YARGITAY’IN SİYASİ SALDIRISI

Yargıtay’ın AYM’e karşı hukuki resti ve AYM’nin üstünlüğünü reddi üzerinde çok durmaya gerek yok. Konu ne bir devlet krizi ne de belli başlı bir krizdir. Kriz kelimesi de aynı hukuk savunusunun bir reflekse dönüşmüş olması gibi, bizi şaşkına çeviren her olayda kullandığımız bir refleks-terim haline gelmiş durumda. Velhasıl, Yargıtay’ın AYM’e karşı hukuki resti adli araçlarla çözülür, daha doğrusu hal yoluna koyulur. Gelin, Yargıtay’ın siyasi resti ve asıl mevzu üzerinde kısaca duralım: Atalay’ın özgürlüğü.

“Önemli” kokusunun alındığı dosyalardan olan siyasi yargılamaların en bilinen özelliği seçiciliktir. Herkese işleyen prosedür ve norm, belli kişilere işletilmez; o kişiler kalabalıklar arasından seçilir, ayrı muameleye tabi tutulmak üzere ayrılır. Başka bir ifadeyle siyasi yargılamalarda Themis’in gözü açıktır: Sizi kalabalıklar arasından görür ve tanır.
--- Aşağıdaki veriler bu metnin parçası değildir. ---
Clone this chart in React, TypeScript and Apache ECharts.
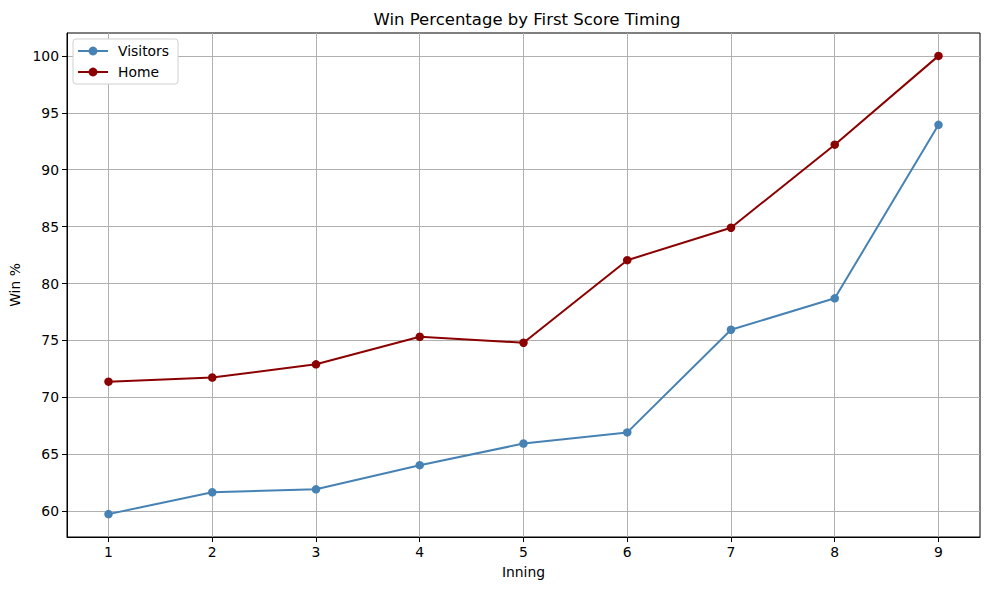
import React, { useEffect, useRef } from "react";
import * as echarts from "echarts";

const innings = [1, 2, 3, 4, 5, 6, 7, 8, 9];
const visitors = [59.74, 61.66, 61.92, 64.04, 65.94, 66.92, 75.94, 78.7, 93.94];
const home = [71.38, 71.74, 72.9, 75.32, 74.8, 82.05, 84.9, 92.2, 100.0];
const yTicks = [60, 65, 70, 75, 80, 85, 90, 95, 100];
const xTicks = innings;

const FONT = "DejaVu Sans";

export default function App() {
  const ref = useRef<HTMLDivElement>(null);
  useEffect(() => {
    if (!ref.current) return;
    const chart = echarts.init(ref.current, null, { renderer: "svg" });
    const pair = (ys: number[]) => innings.map((x, i) => [x, ys[i]]);
    chart.setOption({
      animation: false,
      backgroundColor: "#ffffff",
      textStyle: { fontFamily: FONT },
      title: {
        text: "Win Percentage by First Score Timing",
        left: 522,
        textAlign: "center",
        top: 6,
        textStyle: { fontFamily: FONT, fontSize: 16.5, fontWeight: "normal", color: "#000" },
      },
      grid: {
        left: 67,
        right: 9,
        top: 33,
        bottom: 53,
        outerBoundsMode: "none",
        containLabel: false,
        show: true,
        borderColor: "#000",
        borderWidth: 1,
        backgroundColor: "transparent",
      },
      legend: {
        orient: "vertical",
        left: 73,
        top: 39,
        padding: [5, 9, 5, 4],
        itemWidth: 30,
        itemHeight: 11,
        itemGap: 7,
        backgroundColor: "#fff",
        borderColor: "#d0d0d0",
        borderWidth: 1,
        borderRadius: 3,
        textStyle: { fontFamily: FONT, fontSize: 13.9, color: "#000", padding: [0, 0, 0, 5] },
        data: ["Visitors", "Home"],
      },
      xAxis: {
        type: "value",
        min: 0.6,
        max: 9.4,
        name: "Inning",
        nameLocation: "middle",
        nameGap: 28,
        nameTextStyle: { fontFamily: FONT, fontSize: 13.9, color: "#000" },
        axisLine: { show: true, lineStyle: { color: "#000", width: 1 } },
        axisTick: { show: true, length: 5, lineStyle: { color: "#000" }, customValues: xTicks },
        axisLabel: { fontFamily: FONT, fontSize: 13.9, color: "#000", margin: 8, customValues: xTicks },
        splitLine: { show: true, lineStyle: { color: "#b0b0b0", width: 1 } },
      },
      yAxis: {
        type: "value",
        min: 57.73,
        max: 102.01,
        name: "Win %",
        nameLocation: "middle",
        nameGap: 45,
        nameRotate: 90,
        nameTextStyle: { fontFamily: FONT, fontSize: 13.9, color: "#000" },
        axisLine: { show: true, lineStyle: { color: "#000", width: 1 } },
        axisTick: { show: true, length: 5, lineStyle: { color: "#000" }, customValues: yTicks },
        axisLabel: { fontFamily: FONT, fontSize: 13.9, color: "#000", margin: 8, customValues: yTicks },
        splitLine: { show: true, lineStyle: { color: "#b0b0b0", width: 1 } },
      },
      series: [
        {
          name: "Visitors",
          type: "line",
          data: pair(visitors),
          symbol: "circle",
          symbolSize: 8.5,
          showAllSymbol: true,
          color: "#4682b4",
          lineStyle: { color: "#4682b4", width: 2 },
          itemStyle: { color: "#4682b4" },
        },
        {
          name: "Home",
          type: "line",
          data: pair(home),
          symbol: "circle",
          symbolSize: 8.5,
          showAllSymbol: true,
          color: "#8b0000",
          lineStyle: { color: "#8b0000", width: 2 },
          itemStyle: { color: "#8b0000" },
        },
      ],
    });
    return () => chart.dispose();
  }, []);
  return (
    <div
      ref={ref}
      style={{ position: "fixed", left: 0, top: 0, width: 989, height: 590, background: "#fff" }}
    />
  );
}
Yargıtay’daki grup da Atalay soyadını görünce Themis’in gözlerini açtı. Atalay’ın özgürlüğü ve milletvekilliği yapması, Yargıtay’ı parsellemiş olan bu grup tarafından engellendi. Bu, düpe düz Yargıtay’ın gerçekleştirdiği siyasi bir saldırıdır. Yargıtay’ın AYM’e çektiği restin bu dava dosyası üzerinden gelmesinde de Atalay soyadının yargıdaki bu grubun hafızasında canlılığını korumasının etkisi vardır. Bugün Atalay’ın özgürlüğü siyasi bir taleptir ve olacaksa eğer, siyasi bir mücadelenin kazanımı olacaktır.

Yargıtay’ın Atalay dosyası üzerinden tüm topluma verdiği gözdağını AYM’nin gölgesine saklamak ve siyasi bir saldırıyı hukuk/anayasa bağlamına hapsetmek, bir kısır döngünün girdabında, anayasa değişikliğinin kulis bilgileri ve dedikoduları eşliğinde pasif-reaksiyoner bir kamuoyunu poh pohlamaktan başka bir şey değildir.


Ayşegül Kars Kaynar: 1980 yılında Ankara’da doğdu. 2014 yılında ODTÜ Siyaset Bilimi bölümünden doktora derecesini aldı. 2015 yılında Türk Sosyal Bilimler Derneği’nin düzenlediği Genç Sosyal Bilimciler Ödülleri’nde doktora tezi kategorisinde ödül ve 2017 yılında Halit Çelenk Hukuk Ödülleri’nde mansiyon kazandı. New School for Social Research ve Hamburg Üniversitesi’nde araştırmacı olarak bulundu ve ardından Humboldt Üniversitesi’nde çalıştı. Çağdaş Türkiye siyaseti, hukuk devleti ve asker-sivil ilişkileri üzerine yayınları bulunmaktadır.